Now perhaps this is because Mann doesn't have too much confidence in the story, which could carry the film all on its own, he seems all too concerned with pacing, and tries to avoid slow moments. It's unfortunate because the films few moments in which he isn't panning, quick cutting, flopping the camera around, etc. are some of the film's highlight moments. It seems as if by the end of the film Mann has calmed down a bit with his camera use, but by then it's far too late, and it's far too unfortunate. There's just too much going on behind the camera for the audience to get absorbed in what's going on in front of it... a truly sad day.
Despite some great storytelling and action, Mann's surprisingly unsteady hand behind the camera takes most of the wind out of the sails.
2 better thoughts:
I thought the way the movie was filmed made it unique. Frankly I like the shaky camera and other strange shots. It made the film feel more like a documentary, as if you weren't watching a story but actually following the characters around. It's still one of my favorite films of the year.

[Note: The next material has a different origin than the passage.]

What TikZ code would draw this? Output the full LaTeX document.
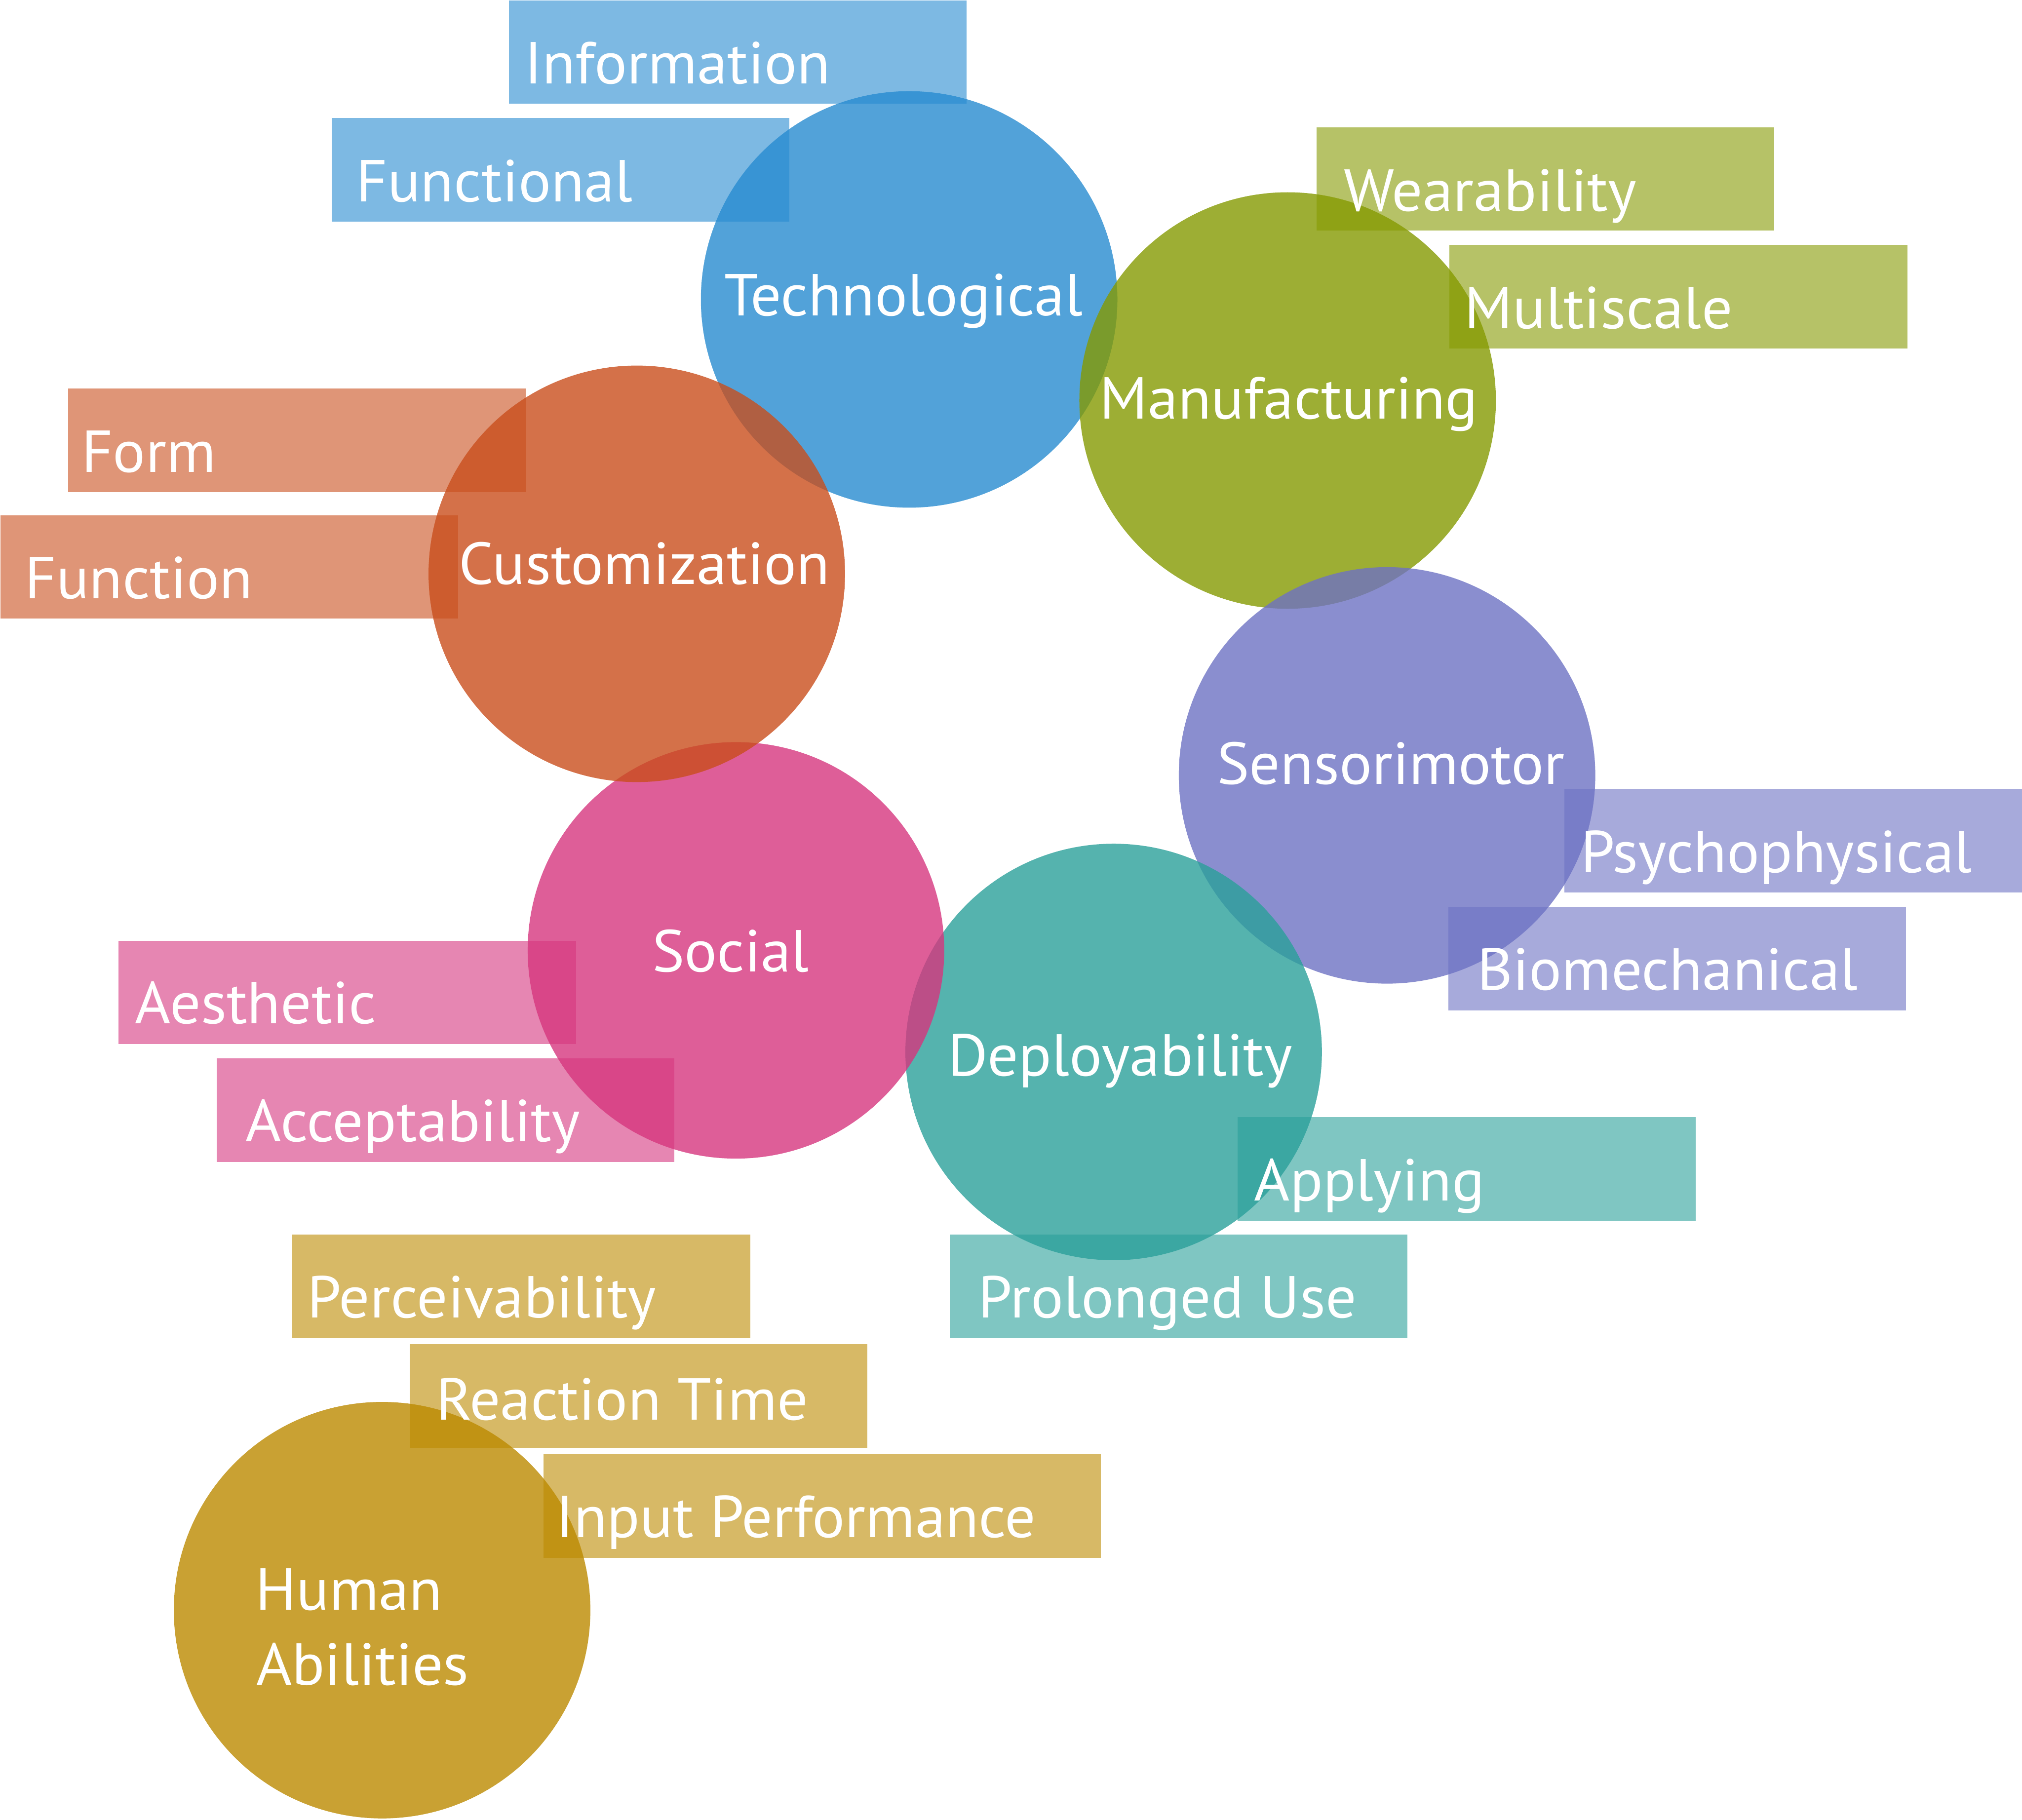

This is one of my favorite of the year, as well. Absolutely loved it. I didn't get a sense of that camera disorientation that you did, and found the digital look of the film (I guess you can't call it actual 'film') transportative and immersive. It literally "took" me to the 30's.
It's really a minimally-scoped, straight-forward kind of film about mood and style and most importantly, mortality. You have the hesitant, squeaky-shoed Purvis (Bale) against the cocky, always moving, never concerened, seemingly immortal Dillinger (Depp). It's a beautiful dichotomy.
Plus the closing scene in the movie theater ("Manhattan Melodrama"), where Dillinger actually reflects back on his life and comes to terms with it through Clark Gable Blackie Gallagher character is beautiful.